TASK: Word for word, copy all the data and drop the pictures.

DATASET EXTRACT:

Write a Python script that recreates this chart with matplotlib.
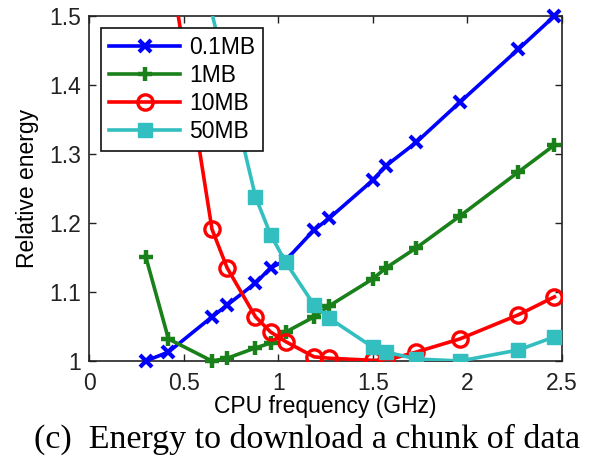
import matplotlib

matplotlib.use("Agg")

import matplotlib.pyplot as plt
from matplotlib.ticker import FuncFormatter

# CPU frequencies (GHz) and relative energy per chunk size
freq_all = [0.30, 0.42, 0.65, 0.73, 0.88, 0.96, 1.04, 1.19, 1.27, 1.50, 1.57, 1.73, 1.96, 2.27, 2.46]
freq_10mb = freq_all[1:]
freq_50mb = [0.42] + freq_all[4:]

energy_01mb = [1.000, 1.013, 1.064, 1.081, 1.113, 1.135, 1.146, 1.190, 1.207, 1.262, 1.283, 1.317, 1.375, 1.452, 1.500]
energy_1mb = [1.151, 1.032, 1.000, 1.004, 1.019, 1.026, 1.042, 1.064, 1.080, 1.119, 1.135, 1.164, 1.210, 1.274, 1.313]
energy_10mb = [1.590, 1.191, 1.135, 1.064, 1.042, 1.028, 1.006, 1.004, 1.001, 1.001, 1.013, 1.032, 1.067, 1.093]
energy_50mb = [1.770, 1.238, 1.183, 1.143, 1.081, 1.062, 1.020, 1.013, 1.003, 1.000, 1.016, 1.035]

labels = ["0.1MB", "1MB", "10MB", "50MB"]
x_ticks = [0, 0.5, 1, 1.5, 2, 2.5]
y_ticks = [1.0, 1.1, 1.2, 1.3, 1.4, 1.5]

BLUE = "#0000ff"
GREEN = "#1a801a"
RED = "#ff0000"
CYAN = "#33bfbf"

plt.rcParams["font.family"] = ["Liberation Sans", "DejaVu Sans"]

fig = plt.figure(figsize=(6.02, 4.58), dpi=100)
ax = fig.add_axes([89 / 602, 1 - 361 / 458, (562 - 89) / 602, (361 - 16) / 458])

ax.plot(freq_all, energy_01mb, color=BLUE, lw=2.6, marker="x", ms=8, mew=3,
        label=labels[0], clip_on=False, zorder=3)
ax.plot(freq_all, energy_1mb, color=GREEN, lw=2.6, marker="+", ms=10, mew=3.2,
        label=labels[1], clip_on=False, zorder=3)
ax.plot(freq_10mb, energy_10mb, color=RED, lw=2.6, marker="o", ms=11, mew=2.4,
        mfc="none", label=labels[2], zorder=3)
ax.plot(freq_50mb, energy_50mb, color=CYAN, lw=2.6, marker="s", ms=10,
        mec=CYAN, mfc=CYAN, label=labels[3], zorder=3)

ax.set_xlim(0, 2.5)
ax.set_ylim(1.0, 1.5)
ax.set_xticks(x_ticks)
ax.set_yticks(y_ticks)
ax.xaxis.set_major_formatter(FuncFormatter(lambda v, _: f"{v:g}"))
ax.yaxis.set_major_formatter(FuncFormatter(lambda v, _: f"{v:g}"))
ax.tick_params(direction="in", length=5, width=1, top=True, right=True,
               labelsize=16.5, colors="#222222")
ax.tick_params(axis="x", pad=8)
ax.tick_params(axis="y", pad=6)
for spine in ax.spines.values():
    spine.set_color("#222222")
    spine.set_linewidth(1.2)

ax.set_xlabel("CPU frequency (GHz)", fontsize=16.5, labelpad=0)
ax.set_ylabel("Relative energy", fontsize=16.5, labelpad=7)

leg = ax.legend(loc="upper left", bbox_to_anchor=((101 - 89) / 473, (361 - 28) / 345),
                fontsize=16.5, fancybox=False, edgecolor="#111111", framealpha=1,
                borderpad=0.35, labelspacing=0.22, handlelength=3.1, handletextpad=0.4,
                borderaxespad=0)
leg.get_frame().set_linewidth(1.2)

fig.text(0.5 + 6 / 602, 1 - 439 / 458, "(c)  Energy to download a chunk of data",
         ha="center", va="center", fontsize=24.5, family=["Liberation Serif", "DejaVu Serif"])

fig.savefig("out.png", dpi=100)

WORKED ANSWER:
Write a Python script that recreates this chart with matplotlib.
import matplotlib

matplotlib.use("Agg")

import matplotlib.pyplot as plt
from matplotlib.ticker import FuncFormatter

# CPU frequencies (GHz) and relative energy per chunk size
freq_all = [0.30, 0.42, 0.65, 0.73, 0.88, 0.96, 1.04, 1.19, 1.27, 1.50, 1.57, 1.73, 1.96, 2.27, 2.46]
freq_10mb = freq_all[1:]
freq_50mb = [0.42] + freq_all[4:]

energy_01mb = [1.000, 1.013, 1.064, 1.081, 1.113, 1.135, 1.146, 1.190, 1.207, 1.262, 1.283, 1.317, 1.375, 1.452, 1.500]
energy_1mb = [1.151, 1.032, 1.000, 1.004, 1.019, 1.026, 1.042, 1.064, 1.080, 1.119, 1.135, 1.164, 1.210, 1.274, 1.313]
energy_10mb = [1.590, 1.191, 1.135, 1.064, 1.042, 1.028, 1.006, 1.004, 1.001, 1.001, 1.013, 1.032, 1.067, 1.093]
energy_50mb = [1.770, 1.238, 1.183, 1.143, 1.081, 1.062, 1.020, 1.013, 1.003, 1.000, 1.016, 1.035]

labels = ["0.1MB", "1MB", "10MB", "50MB"]
x_ticks = [0, 0.5, 1, 1.5, 2, 2.5]
y_ticks = [1.0, 1.1, 1.2, 1.3, 1.4, 1.5]

BLUE = "#0000ff"
GREEN = "#1a801a"
RED = "#ff0000"
CYAN = "#33bfbf"

plt.rcParams["font.family"] = ["Liberation Sans", "DejaVu Sans"]

fig = plt.figure(figsize=(6.02, 4.58), dpi=100)
ax = fig.add_axes([89 / 602, 1 - 361 / 458, (562 - 89) / 602, (361 - 16) / 458])

ax.plot(freq_all, energy_01mb, color=BLUE, lw=2.6, marker="x", ms=8, mew=3,
        label=labels[0], clip_on=False, zorder=3)
ax.plot(freq_all, energy_1mb, color=GREEN, lw=2.6, marker="+", ms=10, mew=3.2,
        label=labels[1], clip_on=False, zorder=3)
ax.plot(freq_10mb, energy_10mb, color=RED, lw=2.6, marker="o", ms=11, mew=2.4,
        mfc="none", label=labels[2], zorder=3)
ax.plot(freq_50mb, energy_50mb, color=CYAN, lw=2.6, marker="s", ms=10,
        mec=CYAN, mfc=CYAN, label=labels[3], zorder=3)

ax.set_xlim(0, 2.5)
ax.set_ylim(1.0, 1.5)
ax.set_xticks(x_ticks)
ax.set_yticks(y_ticks)
ax.xaxis.set_major_formatter(FuncFormatter(lambda v, _: f"{v:g}"))
ax.yaxis.set_major_formatter(FuncFormatter(lambda v, _: f"{v:g}"))
ax.tick_params(direction="in", length=5, width=1, top=True, right=True,
               labelsize=16.5, colors="#222222")
ax.tick_params(axis="x", pad=8)
ax.tick_params(axis="y", pad=6)
for spine in ax.spines.values():
    spine.set_color("#222222")
    spine.set_linewidth(1.2)

ax.set_xlabel("CPU frequency (GHz)", fontsize=16.5, labelpad=0)
ax.set_ylabel("Relative energy", fontsize=16.5, labelpad=7)

leg = ax.legend(loc="upper left", bbox_to_anchor=((101 - 89) / 473, (361 - 28) / 345),
                fontsize=16.5, fancybox=False, edgecolor="#111111", framealpha=1,
                borderpad=0.35, labelspacing=0.22, handlelength=3.1, handletextpad=0.4,
                borderaxespad=0)
leg.get_frame().set_linewidth(1.2)

fig.text(0.5 + 6 / 602, 1 - 439 / 458, "(c)  Energy to download a chunk of data",
         ha="center", va="center", fontsize=24.5, family=["Liberation Serif", "DejaVu Serif"])

fig.savefig("out.png", dpi=100)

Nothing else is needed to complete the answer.